In fact, the renowned ecologist E.O. Wilson was asked by the researcher David Suzuki how many people the planet could sustain indefinitely. His answer was: “If you want to live like North Americans, 200 million.”

Speaking about the choices that must be made when fewer resources are shared among more people, French demographer Hervé Le Bras noted: “Eating less meat seems more reasonable to me than saying, ‘Have fewer children!'”

This is especially pertinent given that the discussion is about restrictions that should be imposed on others—the planet’s poor—and as Stephen Pacala, director of the Environmental Institute at Princeton, calculated, the richest half a billion people on the planet (i.e. 7% of its inhabitants) are responsible for 50% of the world’s carbon emissions, while 50% of the world’s population is responsible for only 7%. As Pearce points out, we worry excessively about the two billion people who will be born in poor areas of the world, yet we ignore the fact that the carbon emissions of one American are equivalent to those produced by 20 Indians, 40 Nigerians, or 250 Ethiopians.

Emphasising that he is not an expert in the field, journalist Brian Merchant writes that the way the issue of overpopulation is propagated makes him feel uncomfortable. It is as if we want to place the blame for real problems on our most disadvantaged fellow human beings in order to absolve ourselves of responsibility for failing to find solutions to crises we have created.

Life is built on a foundation that is more robust than any mathematical calculation

David Bier, an analyst at the Cato Institute’s Center for Global Liberty and Prosperity, says that the issue of managing resources so that no one suffers should not be discussed in mathematical terms. Although he was involved in discussions and projects related to reducing fertility in poor countries in the late 1960s, Bier says he experienced a turning point when something reminded him of the words of a Jewish chaplain eulogising the dead on the battlefield on the island of Iwo Jima during World War II: “How many who would have been a Mozart or a Michelangelo or an Einstein have we buried here?”

Bier re-evaluated his stance, deciding that it was not his place to prevent the birth of a future Mozart, or indeed any child who might have brought “joy to his or her family and community.”

He believes it is wonderful to give people the opportunity to expand their families as much as they want or can afford, and that it is cruel to manipulate or coerce them into doing something they do not want to do.

Bier points out that the lack of respect for human life permeating all the approaches of specialists talking about the danger of overpopulation is disconcerting, analysing Ehrlich’s bet, modelled on Pascal’s.”If I’m right, we will save the world [by curbing population growth]. If I’m wrong, people will still be better fed, better housed, and happier, thanks to our efforts.

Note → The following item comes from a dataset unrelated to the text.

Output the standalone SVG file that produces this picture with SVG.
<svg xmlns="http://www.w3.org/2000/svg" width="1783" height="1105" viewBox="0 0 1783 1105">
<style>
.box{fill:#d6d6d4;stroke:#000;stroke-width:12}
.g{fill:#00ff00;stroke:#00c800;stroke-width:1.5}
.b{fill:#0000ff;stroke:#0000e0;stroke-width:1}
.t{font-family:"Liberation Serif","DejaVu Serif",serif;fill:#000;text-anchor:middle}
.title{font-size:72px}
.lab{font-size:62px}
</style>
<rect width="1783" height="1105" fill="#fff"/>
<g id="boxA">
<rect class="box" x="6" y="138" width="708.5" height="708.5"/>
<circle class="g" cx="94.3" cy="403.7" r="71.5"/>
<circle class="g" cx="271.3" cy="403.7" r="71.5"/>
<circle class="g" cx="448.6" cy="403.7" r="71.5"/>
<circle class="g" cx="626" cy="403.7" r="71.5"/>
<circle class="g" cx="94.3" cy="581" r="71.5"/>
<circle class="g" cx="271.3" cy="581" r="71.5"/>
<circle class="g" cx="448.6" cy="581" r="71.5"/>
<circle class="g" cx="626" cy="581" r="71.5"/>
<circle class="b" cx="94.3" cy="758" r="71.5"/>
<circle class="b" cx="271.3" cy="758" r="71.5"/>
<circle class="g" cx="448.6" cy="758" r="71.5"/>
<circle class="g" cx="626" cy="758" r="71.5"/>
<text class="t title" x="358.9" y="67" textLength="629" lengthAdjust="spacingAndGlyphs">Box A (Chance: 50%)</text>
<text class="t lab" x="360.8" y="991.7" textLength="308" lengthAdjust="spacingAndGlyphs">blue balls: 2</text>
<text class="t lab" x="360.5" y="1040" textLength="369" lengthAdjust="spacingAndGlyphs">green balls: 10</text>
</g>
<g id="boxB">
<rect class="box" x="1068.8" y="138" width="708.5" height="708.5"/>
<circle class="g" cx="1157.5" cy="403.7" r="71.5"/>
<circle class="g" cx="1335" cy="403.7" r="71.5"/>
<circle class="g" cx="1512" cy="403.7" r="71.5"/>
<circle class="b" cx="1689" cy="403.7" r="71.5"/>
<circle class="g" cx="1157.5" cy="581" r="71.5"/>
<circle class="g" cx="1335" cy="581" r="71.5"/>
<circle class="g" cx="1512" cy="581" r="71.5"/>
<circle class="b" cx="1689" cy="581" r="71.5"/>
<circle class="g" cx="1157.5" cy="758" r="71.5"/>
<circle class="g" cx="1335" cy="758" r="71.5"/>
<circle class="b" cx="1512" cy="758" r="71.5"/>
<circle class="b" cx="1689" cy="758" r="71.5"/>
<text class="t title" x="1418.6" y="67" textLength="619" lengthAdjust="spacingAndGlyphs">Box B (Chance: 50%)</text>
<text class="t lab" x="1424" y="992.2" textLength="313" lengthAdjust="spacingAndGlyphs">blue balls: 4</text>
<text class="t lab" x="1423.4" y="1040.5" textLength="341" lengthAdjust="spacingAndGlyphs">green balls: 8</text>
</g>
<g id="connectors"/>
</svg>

Will anything be lost if it turns out later that we can support a much larger population than seems possible today?” This is Ehrlich’s bet, which Bier considers cynical, as long as the stakes are not its author’s life.

The analyst admits that he fails to see the logic in people being horrified at the starvation of a comparatively few people in a faraway country yet positively gleeful at the thought that “a million or ten million times that many lives will never be lived that might be lived.”

Although the issue of overpopulation may seem to be an economic or environmental problem, it ultimately has a substantial ethical dimension. In the 1970s, environmentalist Garrett Hardin used the metaphor of a lifeboat to represent wealthy nations surrounded by poorer populations. He argued that because the lifeboat had limited capacity, admitting too many people would have meant certain death for the existing passengers.

However, Pearce points out that the metaphor says nothing about the fact that the privileged people on board had taken up ten places each. Nor does it address the fact that our artificially amplified needs constantly and relentlessly devalue the lives of those who suffer and die in a world separated from us by an ocean of selfishness.